19 April, 2013

Chrome OS: Stuff the "glorified browser" naysayers simply don't knowabout

Okay, "glorified browser" naysayers: What happens when you create an HTML file in Adobe Dreamweaver, Kompozer, etc. along with the necessary Javascript, save it to your desktop, and right-click it? Notice how there's nothing but a list of Web browsers on the list of apps that can open the file?

Try downloading this very article, this very page, in fact, to your desktop by clicking the button below and see what happens when you open it locally:

As you can see, HTML + CSS + Javascript code CAN be executed locally. And if that combination can be executed locally, so can a whole Web app be executed locally. In fact, there is such a thing. It's called a packaged app, and it's precisely what makes Chrome OS much more valuable than people think.

What a packaged app does: It is installed via a .crx package, the very same metadata-enhanced .zip file that Chrome extensions (and hosted apps) use as installation media. However, there's one key difference: A hosted app ONLY unpacks metadata (manifest.json) from its .crx file. A packaged app, in contrast, also has ALL the HTML, Javascript, CSS, Native Client, and whatever else packed into the .crx file along with the metadata. This means that not only do packaged apps run offline, but they can also take advantage of some APIs that hosted apps can't.
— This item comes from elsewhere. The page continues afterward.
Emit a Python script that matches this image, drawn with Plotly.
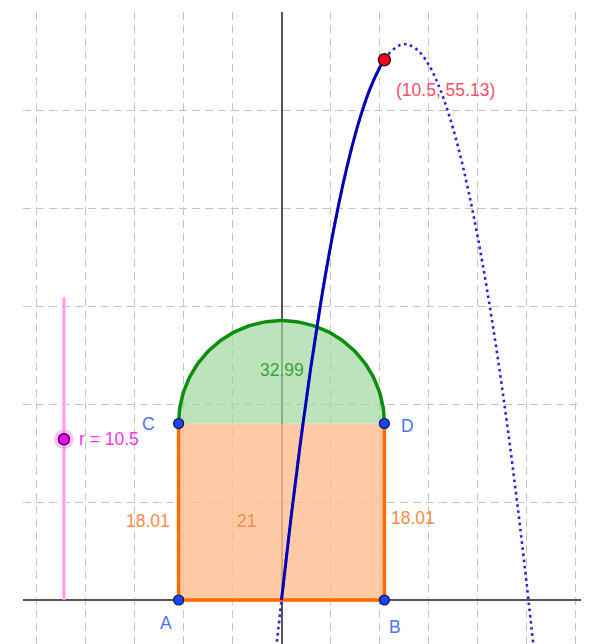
import numpy as np
import plotly.graph_objects as go

# ---- data ----
r_val = 10.5          # slider value (radius)
h_val = 18.01         # rectangle height
arc_len = 32.99       # semicircle arc length label
base_len = 21         # base label
P_label = "(10.5, 55.13)"
P = (10.5, 55.13)

# curve samples (x, y)
curve_x = [-0.6, 0, 1, 2, 3, 4, 5, 6, 7, 8, 9, 10, 10.5, 11, 12, 12.6, 13, 14, 15, 16, 17, 18,
           19, 20, 21, 22, 23, 24, 25, 26]
curve_y = [-5.53, 0, 8.64, 16.57, 23.79, 30.29, 36.07, 41.15, 45.50, 49.15, 52.08, 54.29, 55.13,
           55.79, 56.58, 56.71, 56.65, 56.01, 54.66, 52.59, 49.80, 46.31, 42.09, 37.17, 31.52,
           25.17, 18.11, 10.32, 1.83, -7.39]

# slider
slider_x = -22.2
slider_y0, slider_y1 = 0.0, 30.9
slider_knob_y = 16.4

A = (-r_val, 0.0)
B = (r_val, 0.0)
C = (-r_val, h_val)
D = (r_val, h_val)

fig = go.Figure()

# rectangle (orange fill)
fig.add_trace(go.Scatter(x=[A[0], B[0], D[0], C[0], A[0]], y=[A[1], B[1], D[1], C[1], A[1]],
                         mode="lines", fill="toself", fillcolor="rgba(255,190,145,0.8)",
                         line=dict(width=0), hoverinfo="skip", showlegend=False))
# semicircle (green)
t = np.linspace(0, np.pi, 120)
sx = r_val * np.cos(t)
sy = h_val + r_val * np.sin(t)
fig.add_trace(go.Scatter(x=list(sx) + [sx[0]], y=list(sy) + [sy[0]], mode="lines", fill="toself",
                         fillcolor="rgba(160,215,160,0.7)", line=dict(width=0),
                         hoverinfo="skip", showlegend=False))
fig.add_trace(go.Scatter(x=sx, y=sy, mode="lines", line=dict(color="#0a8f0a", width=3.5),
                         hoverinfo="skip", showlegend=False))
# orange sides
fig.add_trace(go.Scatter(x=[C[0], A[0], B[0], D[0]], y=[C[1], A[1], B[1], D[1]], mode="lines",
                         line=dict(color="#ff6a00", width=3.5), hoverinfo="skip", showlegend=False))

# dotted full curve
fig.add_trace(go.Scatter(x=curve_x, y=curve_y, mode="lines", line_shape="spline",
                         line=dict(color="#2626d9", width=2.6, dash="2.6px,3.6px"),
                         hoverinfo="skip", showlegend=False))
# solid traced part 0..r
sol_x = [x for x in curve_x if 0 <= x <= r_val]
sol_y = [y for x, y in zip(curve_x, curve_y) if 0 <= x <= r_val]
fig.add_trace(go.Scatter(x=sol_x, y=sol_y, mode="lines", line_shape="spline",
                         line=dict(color="#0000b8", width=3), hoverinfo="skip", showlegend=False))

# slider
fig.add_trace(go.Scatter(x=[slider_x, slider_x], y=[slider_y0, slider_y1], mode="lines",
                         line=dict(color="#ff99f5", width=3), hoverinfo="skip", showlegend=False))
fig.add_trace(go.Scatter(x=[slider_x], y=[slider_knob_y], mode="markers",
                         marker=dict(size=20, color="rgba(255,120,255,0.45)", line=dict(width=0)),
                         hoverinfo="skip", showlegend=False))
fig.add_trace(go.Scatter(x=[slider_x], y=[slider_knob_y], mode="markers",
                         marker=dict(size=11, color="#ff00ff", line=dict(color="#3a003a", width=1.5)),
                         hoverinfo="skip", showlegend=False))

# corner points
fig.add_trace(go.Scatter(x=[A[0], B[0], C[0], D[0]], y=[A[1], B[1], C[1], D[1]], mode="markers",
                         marker=dict(size=10, color="#1a44ff", line=dict(color="#101840", width=1.2)),
                         hoverinfo="skip", showlegend=False))
# red point
fig.add_trace(go.Scatter(x=[P[0]], y=[P[1]], mode="markers",
                         marker=dict(size=12, color="#ff0022", line=dict(color="#401010", width=1.5)),
                         hoverinfo="skip", showlegend=False))

font = "Liberation Sans, Arial, sans-serif"
def label(x, y, text, color, xanchor="center", size=17.5):
    fig.add_annotation(x=x, y=y, text=text, showarrow=False, xanchor=xanchor, yanchor="middle",
                       font=dict(family=font, size=size, color=color))

label(11.5, 52.0, P_label, "#ff4d6a", xanchor="left")
label(-20.9, 16.4, f"r = {r_val}", "#ff33ee", xanchor="left")
label(-13.6, 18.0, "C", "#4d73ff")
label(12.9, 17.8, "D", "#4d73ff")
label(-11.8, -2.3, "A", "#4d73ff")
label(11.6, -2.8, "B", "#4d73ff")
label(-13.6, 8.1, f"{h_val}", "#ff8a4a")
label(13.4, 8.4, f"{h_val}", "#ff8a4a")
label(-3.6, 8.1, f"{base_len}", "#ff8a4a")
label(0.0, 23.5, f"{arc_len}", "#35a535")

grid = dict(showgrid=True, gridcolor="#c4c4c4", gridwidth=1, griddash="8px,5px",
            zeroline=True, zerolinecolor="#555555", zerolinewidth=1.6,
            showticklabels=False, ticks="", showline=False)
fig.update_xaxes(range=[-26.38, 31.38], dtick=5, tick0=0, **grid)
fig.update_yaxes(range=[-4.49, 60.0], dtick=10, tick0=0, **grid)

# page body has an 8px margin, so the figure is offset by 8px
fig.update_layout(width=581, height=636, margin=dict(l=15, r=0, t=4, b=0),
                  paper_bgcolor="white", plot_bgcolor="white", showlegend=False)

fig.write_html("out.html")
They can theme their own windows. They can access USB, Bluetooth, and other hardware devices. They can request unlimited persistent storage. They can even run in the background and listen for events such as when USB devices are plugged/unplugged, when the Internet is connected/disconnected, or when the browser/OS is shut down/rebooted.

For a perfect example of what kind of power is stuffed into the Javascript APIs that make up the packaged apps, one needs to look no further than CIRC:

A full-fledged IRC client. That's just one example of the kind of power packaged apps are able to possess. Not to mention, of course, that there is an ever-increasing boatload of apps that all work without an Internet connection, and almost half of those are packaged apps that actually do install themselves. Many internal Chrome OS apps are the same way. Case in point: the calculator.

And the file manager:

In both of these cases, what do we see? Apps that are both installed offline and function offline, without the need for an Internet connection, and can take advantage of some tools (such as hardware device access in the file manager case) that simply cannot happen with a hosted Web app.

Yet people still don't get it. They seem to think that if it's a "browser OS", it's impossible to run offline. Please. Between HTML5 AppCache and packaged apps, there's absolutely no reason to complain on that front. Developers just need to learn that packaged apps make MUCH more sense than hosted apps do. The minute they actually learn that, Chrome will actually become more of an app platform than once thought, and people will actually begin to see that Chromebooks DO have more functionality than just web browsing. Well screw you, guys! These examples alone are enough to invalidate your claims, not to mention the boatload of HTML5 AppCache apps that are also installed from the Web Store can define local storage permissions in the manifest file instead of needing to pop up a banner asking for AppCache permission. The result? Less time waiting for user interaction, and more time enjoying offline functionality.